■ BRIEF ■
Your task is to copy the listing exactly, with the pictures left out.

■ DATA SHOWN ■
········

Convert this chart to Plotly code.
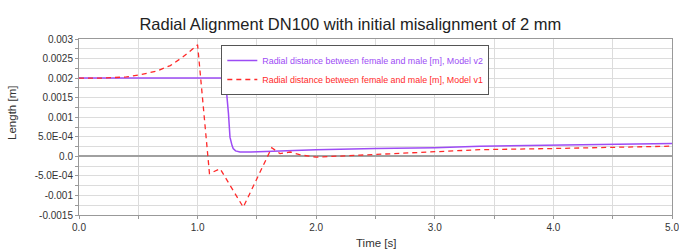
import plotly.graph_objects as go

t_v2 = [0, 1.2, 1.22, 1.24, 1.26, 1.273, 1.29, 1.30, 1.32, 1.357, 1.45, 1.55, 1.8, 2.0, 2.5, 3.0, 3.38, 4.0, 4.5, 5.0]
y_v2 = [0.002, 0.002, 0.0019, 0.00178, 0.0011, 0.00049, 0.00028, 0.0002, 0.00014, 0.00011,
        0.00011, 0.00012, 0.00015, 0.00017, 0.0002, 0.00022, 0.00026, 0.00029, 0.00031, 0.00033]

t_v1 = [0, 0.2, 0.4, 0.51, 0.655, 0.77, 0.88, 0.99, 1.0, 1.10, 1.19, 1.385, 1.625, 1.695,
        1.78, 1.88, 2.0, 2.37, 3.0, 3.38, 4.0, 4.5, 5.0]
y_v1 = [0.002, 0.002, 0.00203, 0.00208, 0.00218, 0.00232, 0.00255, 0.00283, 0.00285, -0.00044,
        -0.00032, -0.0013, 0.00022, 0.00007, 0.00011, 0.00003, -0.00002, 0.00003, 0.00012,
        0.00017, 0.0002, 0.00023, 0.00026]

series_names = ["Radial distance between female and male [m], Model v2",
                "Radial distance between female and male [m], Model v1"]

x_tickvals = [0, 1, 2, 3, 4, 5]
x_ticktext = ["0.0", "1.0", "2.0", "3.0", "4.0", "5.0"]
y_tickvals = [0.003, 0.0025, 0.002, 0.0015, 0.001, 0.0005, 0.0, -0.0005, -0.001, -0.0015]
y_ticktext = ["0.003", "0.0025", "0.002", "0.0015", "0.001", "5.0E-04", "0.0", "-5.0E-04", "-0.001", "-0.0015"]

purple = "#9d4cf5"
red = "#ff2a2a"
font = "Liberation Sans, Arial, sans-serif"

fig = go.Figure()
fig.add_trace(go.Scatter(x=t_v2, y=y_v2, mode="lines",
                         name=f"<span style='color:{purple}'>{series_names[0]}</span>",
                         line=dict(color=purple, width=1.5)))
fig.add_trace(go.Scatter(x=t_v1, y=y_v1, mode="lines",
                         name=f"<span style='color:{red}'>{series_names[1]}</span>",
                         line=dict(color=red, width=1.3, dash="5px,4px")))

grid = "#dcdcdc"
fig.update_layout(
    width=679, height=252,
    margin=dict(l=79, r=7, t=39, b=37),
    paper_bgcolor="white", plot_bgcolor="white",
    font=dict(family=font, size=10, color="#333"),
    title=dict(text="Radial Alignment DN100 with initial misalignment of 2 mm",
               x=0.516, xanchor="center", y=0.905, yanchor="middle",
               font=dict(size=16.5, color="#222", family=font)),
    showlegend=True,
    legend=dict(x=0.240, y=0.966, xanchor="left", yanchor="top",
                bgcolor="white", bordercolor="#555", borderwidth=1,
                font=dict(size=8.9, family=font), tracegroupgap=0,
                itemwidth=30),
    xaxis=dict(range=[0, 5], tickvals=x_tickvals, ticktext=x_ticktext,
               showgrid=True, gridcolor=grid, gridwidth=1,
               showline=True, linecolor="#999", linewidth=1, mirror=True,
               ticks="outside", ticklen=3, tickcolor="#999",
               minor=dict(dtick=0.5, showgrid=True, gridcolor=grid, ticks="outside", ticklen=3, tickcolor="#999"),
               zeroline=False, automargin=False, ticklabeloverflow="allow",
               tickfont=dict(size=10, color="#333")),
    yaxis=dict(range=[-0.0015, 0.003], tickvals=y_tickvals, ticktext=y_ticktext,
               showgrid=True, gridcolor=grid, gridwidth=1,
               showline=True, linecolor="#999", linewidth=1, mirror=True,
               ticks="outside", ticklen=3, tickcolor="#999",
               minor=dict(tickvals=[0.00275, 0.00225, 0.00175, 0.00125, 0.00075, 0.00025,
                                    -0.00025, -0.00075, -0.00125],
                          showgrid=True, gridcolor=grid, ticks="outside", ticklen=3, tickcolor="#999"),
               zeroline=True, zerolinecolor="#a0a0a0", zerolinewidth=2, automargin=False,
               ticklabeloverflow="allow",
               tickfont=dict(size=10, color="#333")),
    annotations=[
        dict(text="Time [s]", x=0.5, y=0, xref="paper", yref="paper",
             xanchor="center", yanchor="middle", yshift=-28, showarrow=False,
             font=dict(size=11.5, color="#333", family=font)),
        dict(text="Length [m]", x=0, y=0.58, xref="paper", yref="paper",
             xanchor="center", yanchor="middle", xshift=-67, showarrow=False,
             textangle=-90, font=dict(size=11.5, color="#333", family=font)),
    ],
)

fig.write_html("out.html", config={"displayModeBar": False},
               post_script="document.body.style.margin='0';document.body.style.padding='0';")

········

■ TASK OUTPUT ■
Convert this chart to Plotly code.
import plotly.graph_objects as go

t_v2 = [0, 1.2, 1.22, 1.24, 1.26, 1.273, 1.29, 1.30, 1.32, 1.357, 1.45, 1.55, 1.8, 2.0, 2.5, 3.0, 3.38, 4.0, 4.5, 5.0]
y_v2 = [0.002, 0.002, 0.0019, 0.00178, 0.0011, 0.00049, 0.00028, 0.0002, 0.00014, 0.00011,
        0.00011, 0.00012, 0.00015, 0.00017, 0.0002, 0.00022, 0.00026, 0.00029, 0.00031, 0.00033]

t_v1 = [0, 0.2, 0.4, 0.51, 0.655, 0.77, 0.88, 0.99, 1.0, 1.10, 1.19, 1.385, 1.625, 1.695,
        1.78, 1.88, 2.0, 2.37, 3.0, 3.38, 4.0, 4.5, 5.0]
y_v1 = [0.002, 0.002, 0.00203, 0.00208, 0.00218, 0.00232, 0.00255, 0.00283, 0.00285, -0.00044,
        -0.00032, -0.0013, 0.00022, 0.00007, 0.00011, 0.00003, -0.00002, 0.00003, 0.00012,
        0.00017, 0.0002, 0.00023, 0.00026]

series_names = ["Radial distance between female and male [m], Model v2",
                "Radial distance between female and male [m], Model v1"]

x_tickvals = [0, 1, 2, 3, 4, 5]
x_ticktext = ["0.0", "1.0", "2.0", "3.0", "4.0", "5.0"]
y_tickvals = [0.003, 0.0025, 0.002, 0.0015, 0.001, 0.0005, 0.0, -0.0005, -0.001, -0.0015]
y_ticktext = ["0.003", "0.0025", "0.002", "0.0015", "0.001", "5.0E-04", "0.0", "-5.0E-04", "-0.001", "-0.0015"]

purple = "#9d4cf5"
red = "#ff2a2a"
font = "Liberation Sans, Arial, sans-serif"

fig = go.Figure()
fig.add_trace(go.Scatter(x=t_v2, y=y_v2, mode="lines",
                         name=f"<span style='color:{purple}'>{series_names[0]}</span>",
                         line=dict(color=purple, width=1.5)))
fig.add_trace(go.Scatter(x=t_v1, y=y_v1, mode="lines",
                         name=f"<span style='color:{red}'>{series_names[1]}</span>",
                         line=dict(color=red, width=1.3, dash="5px,4px")))

grid = "#dcdcdc"
fig.update_layout(
    width=679, height=252,
    margin=dict(l=79, r=7, t=39, b=37),
    paper_bgcolor="white", plot_bgcolor="white",
    font=dict(family=font, size=10, color="#333"),
    title=dict(text="Radial Alignment DN100 with initial misalignment of 2 mm",
               x=0.516, xanchor="center", y=0.905, yanchor="middle",
               font=dict(size=16.5, color="#222", family=font)),
    showlegend=True,
    legend=dict(x=0.240, y=0.966, xanchor="left", yanchor="top",
                bgcolor="white", bordercolor="#555", borderwidth=1,
                font=dict(size=8.9, family=font), tracegroupgap=0,
                itemwidth=30),
    xaxis=dict(range=[0, 5], tickvals=x_tickvals, ticktext=x_ticktext,
               showgrid=True, gridcolor=grid, gridwidth=1,
               showline=True, linecolor="#999", linewidth=1, mirror=True,
               ticks="outside", ticklen=3, tickcolor="#999",
               minor=dict(dtick=0.5, showgrid=True, gridcolor=grid, ticks="outside", ticklen=3, tickcolor="#999"),
               zeroline=False, automargin=False, ticklabeloverflow="allow",
               tickfont=dict(size=10, color="#333")),
    yaxis=dict(range=[-0.0015, 0.003], tickvals=y_tickvals, ticktext=y_ticktext,
               showgrid=True, gridcolor=grid, gridwidth=1,
               showline=True, linecolor="#999", linewidth=1, mirror=True,
               ticks="outside", ticklen=3, tickcolor="#999",
               minor=dict(tickvals=[0.00275, 0.00225, 0.00175, 0.00125, 0.00075, 0.00025,
                                    -0.00025, -0.00075, -0.00125],
                          showgrid=True, gridcolor=grid, ticks="outside", ticklen=3, tickcolor="#999"),
               zeroline=True, zerolinecolor="#a0a0a0", zerolinewidth=2, automargin=False,
               ticklabeloverflow="allow",
               tickfont=dict(size=10, color="#333")),
    annotations=[
        dict(text="Time [s]", x=0.5, y=0, xref="paper", yref="paper",
             xanchor="center", yanchor="middle", yshift=-28, showarrow=False,
             font=dict(size=11.5, color="#333", family=font)),
        dict(text="Length [m]", x=0, y=0.58, xref="paper", yref="paper",
             xanchor="center", yanchor="middle", xshift=-67, showarrow=False,
             textangle=-90, font=dict(size=11.5, color="#333", family=font)),
    ],
)

fig.write_html("out.html", config={"displayModeBar": False},
               post_script="document.body.style.margin='0';document.body.style.padding='0';")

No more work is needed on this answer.